尖閣中国漁船衝突事件の船長釈放 前原元外相“菅直人氏が指示”証言

平成22年に尖閣諸島(沖縄県石垣市)沖の領海内で発生した海上保安庁巡視船と中国漁船の衝突事件から7日でちょうど10年。前原誠司元外相が産経新聞の取材に対し、当時の菅直人首相が、逮捕した中国人船長の釈放を求めたと明らかにしたとの報道を受け、ツイッターでは8日、「前原元外相」がトレンドの上位に食い込んだ。政権中枢の一人だった前原氏の証言に「これ、事実だとしたらとんでもねぇや」「けっこうな爆弾が炸裂したな」と多くのネットユーザーが衝撃を受けたようだ。

 事件は22年9月7日、尖閣諸島沖の日本の領海内で発生。中国漁船が海保の巡視船2隻に相次いでぶつかり、海保は8日未明に船長を逮捕した。その後、中国側はレアアース(希土類)の対日輸出停止や中国内での邦人拘束といった対抗措置をとり、那覇地検は24日、勾留の期限を5日残して船長を処分保留で釈放することを決定。那覇地検は理由として「日中関係を考慮」などと説明した。

 産経新聞の取材に答えた前原氏によると、国連総会に出席するための21日の訪米出発直前、首相公邸に佐々江賢一郎外務事務次官ら外務省幹部とともに勉強会に参加。その場で菅氏が公務執行妨害容疑で勾留中の船長について「かなり強い口調で『釈放しろ』と言った」という。当時の民主党政権は中国人船長の処分保留による釈放が「検察独自の判断」だと繰り返し強調し、政府の関与を否定し続けてきただけに、ツイッターには「いまさら‥‥」「今更何言ってんだよ。当時言え」という反応が目立った。

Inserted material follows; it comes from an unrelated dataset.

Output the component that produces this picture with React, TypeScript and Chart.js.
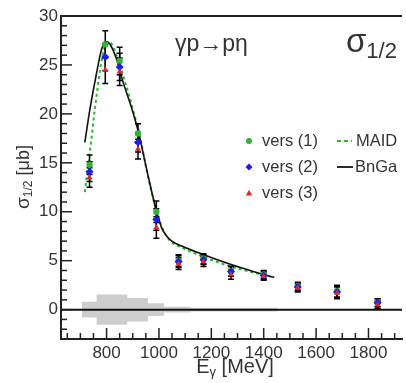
import React, { useEffect, useRef } from 'react';
import { Chart, registerables } from 'chart.js';
Chart.register(...registerables);

// photon energy of the data points [MeV]
const energies = [735, 795, 850, 920, 990, 1075, 1170, 1275, 1400, 1530, 1680, 1835];
// sigma_1/2 [mub] for the three analysis versions
const vers1 = [14.8, 27.1, 25.4, 18.0, 10.0, 5.0, 5.2, 3.9, 3.6, 2.4, 1.9, 0.7];
const vers2 = [14.1, 25.8, 24.8, 17.1, 9.2, 4.9, 5.1, 3.9, 3.5, 2.3, 1.8, 0.7];
const vers3 = [13.5, 24.5, 24.3, 16.4, 8.4, 4.7, 4.9, 3.6, 3.4, 2.2, 1.7, 0.5];
const errors = [1.0, 1.4, 1.4, 1.0, 1.1, 0.6, 0.5, 0.5, 0.4, 0.4, 0.6, 0.4];

// BnGa model curve
const bngaE = [717, 736, 762, 781, 795, 811, 838, 860, 898, 921, 955, 989, 1000, 1011, 1030, 1049, 1087, 1151, 1275, 1360, 1440];
const bngaS = [17.1, 20.4, 24.2, 26.6, 27.4, 27.2, 25.6, 23.5, 20.4, 18.2, 14.1, 10.2, 9.2, 8.3, 7.5, 7.0, 6.5, 5.8, 4.6, 3.9, 3.3];
// MAID model curve
const maidE = [717, 735, 755, 770, 785, 800, 812, 842, 868, 900, 925, 955, 985, 1000, 1015, 1040, 1090, 1150, 1275, 1360, 1440];
const maidS = [12.0, 15.8, 20.4, 23.5, 26.0, 27.3, 27.3, 25.7, 23.5, 20.5, 18.0, 14.0, 10.6, 9.3, 8.2, 7.1, 6.3, 5.6, 4.4, 3.8, 3.3];

// systematic uncertainty band (bin edges and half-heights)
const sysEdges = [706, 762, 879, 958, 1019, 1121, 1453];
const sysHalf = [0.8, 1.54, 1.2, 0.65, 0.3, 0.2, 0.2];

const xMajor = [800, 1000, 1200, 1400, 1600, 1800];
const yMajor = [0, 5, 10, 15, 20, 25, 30];

const FONT = "'Liberation Sans', Arial, sans-serif";
const GREEN = '#2fb52f';
const BLUE = '#1c1cf0';
const RED = '#e02828';
const TEXT = '#333333';

function drawMarker(ctx: CanvasRenderingContext2D, kind: string, x: number, y: number, r: number, color: string) {
  ctx.save();
  ctx.fillStyle = color;
  ctx.beginPath();
  if (kind === 'circle') {
    ctx.arc(x, y, r, 0, Math.PI * 2);
  } else if (kind === 'diamond') {
    ctx.moveTo(x, y - r); ctx.lineTo(x + r, y); ctx.lineTo(x, y + r); ctx.lineTo(x - r, y); ctx.closePath();
  } else {
    ctx.moveTo(x, y - r); ctx.lineTo(x + r, y + r * 0.8); ctx.lineTo(x - r, y + r * 0.8); ctx.closePath();
  }
  ctx.fill();
  ctx.restore();
}

function textWithSub(ctx: CanvasRenderingContext2D, parts: { t: string; size: number; dy: number }[], x: number, y: number, draw: boolean) {
  let cx = x;
  for (const p of parts) {
    ctx.font = `${p.size}px ${FONT}`;
    if (draw) ctx.fillText(p.t, cx, y + p.dy);
    cx += ctx.measureText(p.t).width;
  }
  return cx - x;
}

const decor = {
  id: 'decor',
  afterDatasetDraw(chart: any, args: any) {
    if (args.index !== 5) return;
    const { ctx, chartArea } = chart;
    const ys = chart.scales.y;
    ctx.save();
    const y0 = ys.getPixelForValue(0);
    ctx.strokeStyle = '#111';
    ctx.lineWidth = 2;
    ctx.beginPath();
    ctx.moveTo(chartArea.left, y0);
    ctx.lineTo(chartArea.right, y0);
    ctx.stroke();
    ctx.restore();
  },
  beforeDatasetDraw(chart: any, args: any) {
    if (args.index !== 2) return;
    const { ctx } = chart;
    const xs = chart.scales.x;
    const ys = chart.scales.y;
    ctx.save();
    ctx.strokeStyle = '#000';
    ctx.lineWidth = 1.5;
    [vers1, vers2, vers3].forEach((arr) => {
      arr.forEach((v, i) => {
        const px = xs.getPixelForValue(energies[i]);
        const top = ys.getPixelForValue(v + errors[i]);
        const bot = ys.getPixelForValue(v - errors[i]);
        ctx.beginPath();
        ctx.moveTo(px, top); ctx.lineTo(px, bot);
        ctx.moveTo(px - 3, top); ctx.lineTo(px + 3, top);
        ctx.moveTo(px - 3, bot); ctx.lineTo(px + 3, bot);
        ctx.stroke();
      });
    });
    ctx.restore();
  },
  afterDraw(chart: any) {
    const { ctx, chartArea } = chart;
    const xs = chart.scales.x;
    const ys = chart.scales.y;
    ctx.save();
    ctx.strokeStyle = '#222';
    ctx.lineWidth = 1.5;
    for (let v = Math.ceil(ys.min); v <= ys.max; v += 1) {
      const py = ys.getPixelForValue(v);
      const len = v % 5 === 0 ? 11 : 6;
      ctx.beginPath();
      ctx.moveTo(chartArea.left, py);
      ctx.lineTo(chartArea.left + len, py);
      ctx.stroke();
    }
    for (let v = Math.ceil(xs.min / 50) * 50; v <= xs.max; v += 50) {
      const px = xs.getPixelForValue(v);
      const len = v % 200 === 0 ? 11 : 6;
      ctx.beginPath();
      ctx.moveTo(px, chartArea.bottom);
      ctx.lineTo(px, chartArea.bottom - len);
      ctx.stroke();
    }
    ctx.lineWidth = 2;
    ctx.beginPath();
    ctx.moveTo(chartArea.left, chartArea.top);
    ctx.lineTo(chartArea.right, chartArea.top);
    ctx.stroke();

    ctx.fillStyle = TEXT;
    ctx.textBaseline = 'alphabetic';
    ctx.font = `23px ${FONT}`;
    ctx.fillText('γp→pη', 175, 51);
    textWithSub(ctx, [{ t: 'σ', size: 33, dy: 0 }, { t: '1/2', size: 22, dy: 6 }], 346, 52, true);

    // legend
    ctx.textBaseline = 'middle';
    ctx.font = `16.5px ${FONT}`;
    const rows = [141, 167, 193];
    drawMarker(ctx, 'circle', 249, rows[0], 3, GREEN);
    drawMarker(ctx, 'diamond', 249, rows[1], 3.5, BLUE);
    drawMarker(ctx, 'triangle', 249, rows[2], 3.2, RED);
    ctx.fillStyle = TEXT;
    ctx.fillText('vers (1)', 262, rows[0]);
    ctx.fillText('vers (2)', 262, rows[1]);
    ctx.fillText('vers (3)', 262, rows[2]);
    ctx.strokeStyle = GREEN;
    ctx.lineWidth = 2;
    ctx.setLineDash([4, 3]);
    ctx.beginPath(); ctx.moveTo(337, rows[0]); ctx.lineTo(352, rows[0]); ctx.stroke();
    ctx.setLineDash([]);
    ctx.strokeStyle = '#111';
    ctx.lineWidth = 1.8;
    ctx.beginPath(); ctx.moveTo(337, rows[1]); ctx.lineTo(353, rows[1]); ctx.stroke();
    ctx.fillText('MAID', 356, rows[0]);
    ctx.fillText('BnGa', 355, rows[1]);

    // x axis title
    const xParts = [{ t: 'E', size: 20, dy: 0 }, { t: 'γ', size: 13, dy: 5 }, { t: ' [MeV]', size: 20, dy: 0 }];
    const wx = textWithSub(ctx, xParts, 0, 0, false);
    textWithSub(ctx, xParts, 235 - wx / 2, 367, true);

    // y axis title (rotated)
    const yParts = [{ t: 'σ', size: 19, dy: 0 }, { t: '1/2', size: 12, dy: 5 }, { t: ' [μb]', size: 18, dy: 0 }];
    const wy = textWithSub(ctx, yParts, 0, 0, false);
    ctx.translate(24, 177);
    ctx.rotate(-Math.PI / 2);
    textWithSub(ctx, yParts, -wy / 2, 0, true);
    ctx.restore();
  },
};

export default function App() {
  const ref = useRef<HTMLCanvasElement | null>(null);
  useEffect(() => {
    document.body.style.margin = '0';
    Chart.defaults.font.family = FONT;
    const pts = (arr: number[]) => arr.map((v, i) => ({ x: energies[i], y: v }));
    const upper = sysEdges.map((e, i) => ({ x: e, y: sysHalf[i] }));
    const lower = sysEdges.map((e, i) => ({ x: e, y: -sysHalf[i] }));
    const chart = new Chart(ref.current as HTMLCanvasElement, {
      type: 'scatter',
      data: {
        datasets: [
          { label: 'vers (3)', data: pts(vers3), pointStyle: 'triangle', pointRadius: 3.5, backgroundColor: RED, borderColor: RED, borderWidth: 0, showLine: false },
          { label: 'vers (2)', data: pts(vers2), pointStyle: 'rectRot', pointRadius: 4, backgroundColor: BLUE, borderColor: BLUE, borderWidth: 0, showLine: false },
          { label: 'vers (1)', data: pts(vers1), pointStyle: 'circle', pointRadius: 3.2, backgroundColor: GREEN, borderColor: GREEN, borderWidth: 0, showLine: false },
          { label: 'BnGa', data: bngaE.map((e, i) => ({ x: e, y: bngaS[i] })), showLine: true, borderColor: '#111', borderWidth: 1.6, pointRadius: 0, cubicInterpolationMode: 'monotone', fill: false },
          { label: 'MAID', data: maidE.map((e, i) => ({ x: e, y: maidS[i] })), showLine: true, borderColor: GREEN, borderWidth: 2, borderDash: [3, 3], pointRadius: 0, cubicInterpolationMode: 'monotone', fill: false },
          { label: 'sys+', data: upper, showLine: true, stepped: 'before', borderWidth: 0, borderColor: 'rgba(0,0,0,0)', pointRadius: 0, fill: 'origin', backgroundColor: '#cdcdcd' },
          { label: 'sys-', data: lower, showLine: true, stepped: 'before', borderWidth: 0, borderColor: 'rgba(0,0,0,0)', pointRadius: 0, fill: 'origin', backgroundColor: '#cdcdcd' },
        ],
      },
      options: {
        animation: false,
        responsive: false,
        maintainAspectRatio: false,
        layout: { padding: { top: 16, right: 0, left: 0, bottom: 0 } },
        plugins: { legend: { display: false }, tooltip: { enabled: false } },
        scales: {
          x: {
            type: 'linear',
            min: 626,
            max: 1928,
            grid: { display: false, drawTicks: false },
            border: { display: true, color: '#222', width: 2 },
            ticks: {
              stepSize: 200,
              includeBounds: false,
              autoSkip: false,
              maxRotation: 0,
              padding: 4,
              color: TEXT,
              font: { size: 17, family: FONT },
              callback: (v: any) => (xMajor.includes(Number(v)) ? String(v) : ''),
            },
            afterFit: (s: any) => { s.height = 44; },
          },
          y: {
            type: 'linear',
            min: -3,
            max: 30,
            grid: { display: false, drawTicks: false },
            border: { display: true, color: '#222', width: 2 },
            ticks: {
              stepSize: 5,
              includeBounds: false,
              padding: 3,
              color: TEXT,
              font: { size: 17, family: FONT },
              callback: (v: any) => (yMajor.includes(Number(v)) ? String(v) : ''),
            },
            afterFit: (s: any) => { s.width = 61; },
          },
        },
      },
      plugins: [decor],
    } as any);
    return () => chart.destroy();
  }, []);
  return (
    <div style={{ position: 'absolute', left: 0, top: 0, width: 406, height: 383 }}>
      <canvas ref={ref} width={406} height={383} style={{ width: 406, height: 383 }} />
    </div>
  );
}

 前原氏が理由を聞くと、菅氏は同年11月に横浜市でアジア太平洋経済協力会議(APEC)首脳会議があるとして「(当時の中国国家主席の)胡錦濤が来なくなる」と主張。前原氏は「来なくてもいいではないか。中国が国益を損なうだけだ」と異を唱えたが、菅氏は「オレがAPECの議長だ。言う通りにしろ」と述べた。前原氏はその後、当時の仙谷由人官房長官に「首相の指示は釈放だ」と報告した、と報じられている。これには、「今さら驚かないけどあきれた」「終わっとんな」といった声が並んだ。「そら、見ろ!チャイナに忖度の『民主党』」「忖度どころの話しではない、無責任の極み」「これがガチの忖度ってやつかな?」というツイートも相次いだ。

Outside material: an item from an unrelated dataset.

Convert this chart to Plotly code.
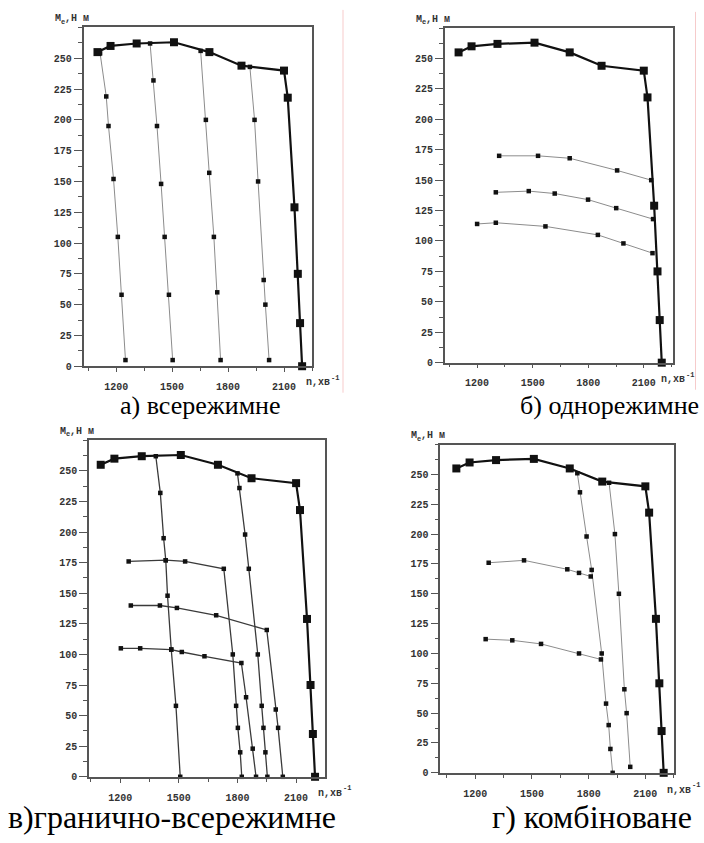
import plotly.graph_objects as go

W, H = 704, 843

# External speed characteristic (full fuel feed), shared by all four panels
n_ext = [1100, 1170, 1310, 1510, 1700, 1872, 2100, 2120, 2156, 2174, 2186, 2197]
m_ext = [255, 260, 262, 263, 255, 244, 240, 218, 129, 75, 35, 0]

# а) all-speed governor branches
a1_n = [1114, 1147, 1159, 1186, 1209, 1229, 1250]
a1_m = [254, 219, 195, 152, 105, 58, 5]
a2_n = [1382, 1400, 1419, 1441, 1460, 1483, 1503]
a2_m = [262, 232, 195, 148, 105, 58, 5]
a3_n = [1653, 1681, 1699, 1724, 1742, 1760]
a3_m = [256, 200, 157, 105, 60, 5]
a4_n = [1917, 1942, 1961, 1991, 2000, 2020]
a4_m = [243, 200, 150, 70, 50, 5]

# б) single-speed governor: partial-load characteristics
b1_n = [1319, 1529, 1700, 1956, 2140]
b1_m = [170, 170, 168, 158, 150]
b2_n = [1301, 1479, 1619, 1799, 1951, 2150]
b2_m = [140, 141, 139, 134, 127, 118]
b3_n = [1200, 1301, 1569, 1852, 1990, 2147]
b3_m = [114, 115, 112, 105, 98, 90]

# в) limiting all-speed governor
c1_n = [1382, 1405, 1422, 1433, 1442, 1461, 1485, 1507]
c1_m = [262, 232, 195, 177, 148, 104, 58, 0]
c2_n = [1243, 1433, 1532, 1730, 1776, 1793, 1802, 1814, 1822]
c2_m = [176, 177, 176, 170, 100, 58, 40, 20, 0]
c3_n = [1254, 1403, 1490, 1691, 1950, 1996, 2008, 2032]
c3_m = [140, 140, 138, 132, 120, 55, 40, 0]
c4_n = [1203, 1302, 1461, 1515, 1631, 1820, 1844, 1878, 1895]
c4_m = [105, 105, 104, 102, 98.5, 93, 65, 23, 0]
c5_n = [1800, 1810, 1839, 1858, 1904, 1924, 1933, 1943, 1953]
c5_m = [248, 236, 198, 170, 100, 58, 40, 20, 0]

# г) combined governor
d1_n = [1740, 1754, 1789, 1816, 1869, 1892, 1906, 1915, 1927]
d1_m = [251, 235, 198, 170, 100, 58, 40, 20, 0]
d2_n = [1908, 1939, 1960, 1989, 2001, 2020]
d2_m = [243, 200, 150, 70, 50, 5]
d3_n = [1271, 1458, 1687, 1749, 1811]
d3_m = [176, 178, 170.5, 167.5, 164.5]
d4_n = [1255, 1396, 1548, 1749, 1865]
d4_m = [112, 111, 108, 100, 95]

x_ticks = [1200, 1500, 1800, 2100]
y_ticks = [0, 25, 50, 75, 100, 125, 150, 175, 200, 225, 250]

captions = ["а) всережимне", "б) однорежимне", "в)гранично-всережимне", "г) комбіноване"]
caption_size = [26, 26, 32, 32]

# panel frames in pixels: (left, right, top, bottom) and x ranges
frames = [
    (83.5, 312.0, 27.7, 369.3),
    (444.7, 672.5, 28.3, 365.7),
    (89.0, 325.0, 444.0, 783.3),
    (440.3, 673.7, 448.3, 779.3),
]
x_ranges = [[1025, 2250], [1025, 2255], [1040, 2248], [1015, 2250]]
caption_pos = [(200, 409), (609, 409), (171.5, 824), (592, 824)]
xlabel_pos = [(305, 386), (660, 383), (317, 800), (666, 797)]

branches = [
    [(a1_n, a1_m), (a2_n, a2_m), (a3_n, a3_m), (a4_n, a4_m)],
    [(b1_n, b1_m), (b2_n, b2_m), (b3_n, b3_m)],
    [(c1_n, c1_m), (c2_n, c2_m), (c3_n, c3_m), (c4_n, c4_m), (c5_n, c5_m)],
    [(d1_n, d1_m), (d2_n, d2_m), (d3_n, d3_m), (d4_n, d4_m)],
]
branch_color = ["#8c8c8c", "#8c8c8c", "#3a3a3a", "#8c8c8c"]
branch_width = [1.0, 1.0, 1.3, 1.0]

mono = "Liberation Mono"
txt_col = "#333333"
tick_font = dict(family=mono, size=10, color=txt_col, weight="bold")
frame_col = "#555555"

fig = go.Figure()
annotations, shapes = [], []
layout = dict(
    width=W, height=H, margin=dict(l=0, r=0, t=0, b=0),
    paper_bgcolor="white", plot_bgcolor="white", showlegend=False,
)


def label(x, y, text, size, anchor="left", family=mono, color=txt_col, weight="bold"):
    annotations.append(dict(
        xref="paper", yref="paper", x=x / W, y=1 - y / H,
        xanchor=anchor, yanchor="middle", showarrow=False, text=text,
        font=dict(family=family, size=size, color=color, weight=weight),
        borderpad=0,
    ))


for i in range(4):
    sfx = "" if i == 0 else str(i + 1)
    xa, ya = "x" + sfx, "y" + sfx
    left, right, top, bottom = frames[i]
    layout["xaxis" + sfx] = dict(
        domain=[left / W, right / W], range=x_ranges[i], anchor=ya,
        showline=True, mirror=True, linecolor=frame_col, linewidth=1.5,
        ticks="outside", ticklen=4, tickwidth=1.2, tickcolor=frame_col,
        tickvals=x_ticks, tickfont=tick_font, ticklabelstandoff=6,
        minor=dict(tick0=1050, dtick=150, ticks="outside", ticklen=3,
                   tickwidth=1, tickcolor=frame_col),
        showgrid=False, zeroline=False,
    )
    layout["yaxis" + sfx] = dict(
        domain=[1 - bottom / H, 1 - top / H], range=[0, 275], anchor=xa,
        showline=True, mirror=True, linecolor=frame_col, linewidth=1.5,
        ticks="outside", ticklen=8, tickwidth=1.2, tickcolor=frame_col,
        tickvals=y_ticks, tickfont=tick_font,
        minor=dict(tick0=0, dtick=12.5, ticks="outside", ticklen=4,
                   tickwidth=1, tickcolor=frame_col),
        showgrid=False, zeroline=False,
    )

    for bn, bm in branches[i]:
        fig.add_trace(go.Scatter(
            x=bn, y=bm, xaxis=xa, yaxis=ya, mode="lines+markers",
            line=dict(color=branch_color[i], width=branch_width[i]),
            marker=dict(symbol="square", size=4.5, color="#111111"),
            cliponaxis=False, hoverinfo="skip",
        ))
    fig.add_trace(go.Scatter(
        x=n_ext, y=m_ext, xaxis=xa, yaxis=ya, mode="lines+markers",
        line=dict(color="#111111", width=2.2),
        marker=dict(symbol="square", size=8, color="#111111"),
        cliponaxis=False, hoverinfo="skip",
    ))

    # torque axis title: M with subscript e, then units
    mx, my = left - 30, top - 9
    label(mx, my, "M", 10)
    label(mx + 6, my + 3, "e", 7)
    label(mx + 10, my, ",Н м", 10)

    # speed axis title: n, min^-1
    lx, ly = xlabel_pos[i]
    label(lx, ly, "n,хв", 10)
    label(lx + 25, ly - 5, "-1", 7)

    cx, cy = caption_pos[i]
    label(cx, cy, captions[i], caption_size[i], anchor="center",
          family="Liberation Serif", color="black", weight="normal")

# faint page-edge rules to the right of the top panels
for px, y0, y1 in [(343, 10, 396), (695.5, 12, 393)]:
    shapes.append(dict(
        type="line", xref="paper", yref="paper",
        x0=px / W, x1=px / W, y0=1 - y1 / H, y1=1 - y0 / H,
        line=dict(color="rgba(235,140,140,0.45)", width=1),
    ))

layout["annotations"] = annotations
layout["shapes"] = shapes
fig.update_layout(**layout)
fig.write_html("out.html")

 一方、事件から10年を経て証言した前原氏に対し、「この話を今になって出してくる理由の方が気になってしかたがない」と疑問を抱く人や、「まぁ、わかっていたけど、今これを言い出す前原さんに人望がないというのも納得。当時の民主党政権の幹部は国会議員を辞職するべき」と厳しい見方を示す人がいた。

 産経新聞の取材に「記憶にない」と答えたという菅氏に対しては、「あんだけ大騒ぎになった事を覚えていない、、って」と首をかしげたり、「『記憶にない』と言うことは事実やね。本当に腹立たしい」と批判したりするコメントが散見された。「検察の判断ではなく政治的な介入があった、と当時も言われてたけど、今年検察への人事がどうこう言ってた人たち、この時は政権握ってたよなぁ」とつぶやく人も。

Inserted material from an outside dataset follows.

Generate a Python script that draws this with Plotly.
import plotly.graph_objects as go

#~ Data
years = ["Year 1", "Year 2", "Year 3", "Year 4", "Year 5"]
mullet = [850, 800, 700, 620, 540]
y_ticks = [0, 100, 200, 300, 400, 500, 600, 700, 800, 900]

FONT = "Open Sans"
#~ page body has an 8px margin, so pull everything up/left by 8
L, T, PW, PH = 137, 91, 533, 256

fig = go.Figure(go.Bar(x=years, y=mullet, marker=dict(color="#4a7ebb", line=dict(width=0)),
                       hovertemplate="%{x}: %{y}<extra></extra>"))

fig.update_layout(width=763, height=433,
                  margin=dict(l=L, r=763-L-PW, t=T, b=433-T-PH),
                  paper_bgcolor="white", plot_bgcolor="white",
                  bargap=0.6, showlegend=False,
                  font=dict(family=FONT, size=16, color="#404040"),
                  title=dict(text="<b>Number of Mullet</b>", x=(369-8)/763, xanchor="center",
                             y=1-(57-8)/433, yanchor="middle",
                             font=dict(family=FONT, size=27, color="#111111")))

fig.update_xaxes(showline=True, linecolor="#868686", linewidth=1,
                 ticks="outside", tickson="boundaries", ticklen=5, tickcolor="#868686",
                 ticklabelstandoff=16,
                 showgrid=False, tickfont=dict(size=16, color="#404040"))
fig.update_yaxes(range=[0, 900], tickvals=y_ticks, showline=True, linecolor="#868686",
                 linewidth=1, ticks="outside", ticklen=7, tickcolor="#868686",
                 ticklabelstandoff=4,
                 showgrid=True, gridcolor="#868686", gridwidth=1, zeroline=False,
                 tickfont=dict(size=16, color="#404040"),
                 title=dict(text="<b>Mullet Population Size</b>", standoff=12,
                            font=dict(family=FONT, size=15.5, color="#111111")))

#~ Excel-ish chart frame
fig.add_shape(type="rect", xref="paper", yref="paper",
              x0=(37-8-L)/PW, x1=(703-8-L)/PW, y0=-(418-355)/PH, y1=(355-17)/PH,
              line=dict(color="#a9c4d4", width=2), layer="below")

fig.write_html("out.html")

 事件をめぐっては、官房長官だった仙谷由人氏(30年死去)は25年9月、産経新聞の取材に、菅氏の意向も踏まえ、船長を釈放するよう法務・検察当局に水面下で政治的な働きかけを行っていたと明らかにしていた。今回の報道で「なんだ、やっぱり検察主導ではなく政府主導だったんじゃないか」などと思った人が少なくなかったようだ。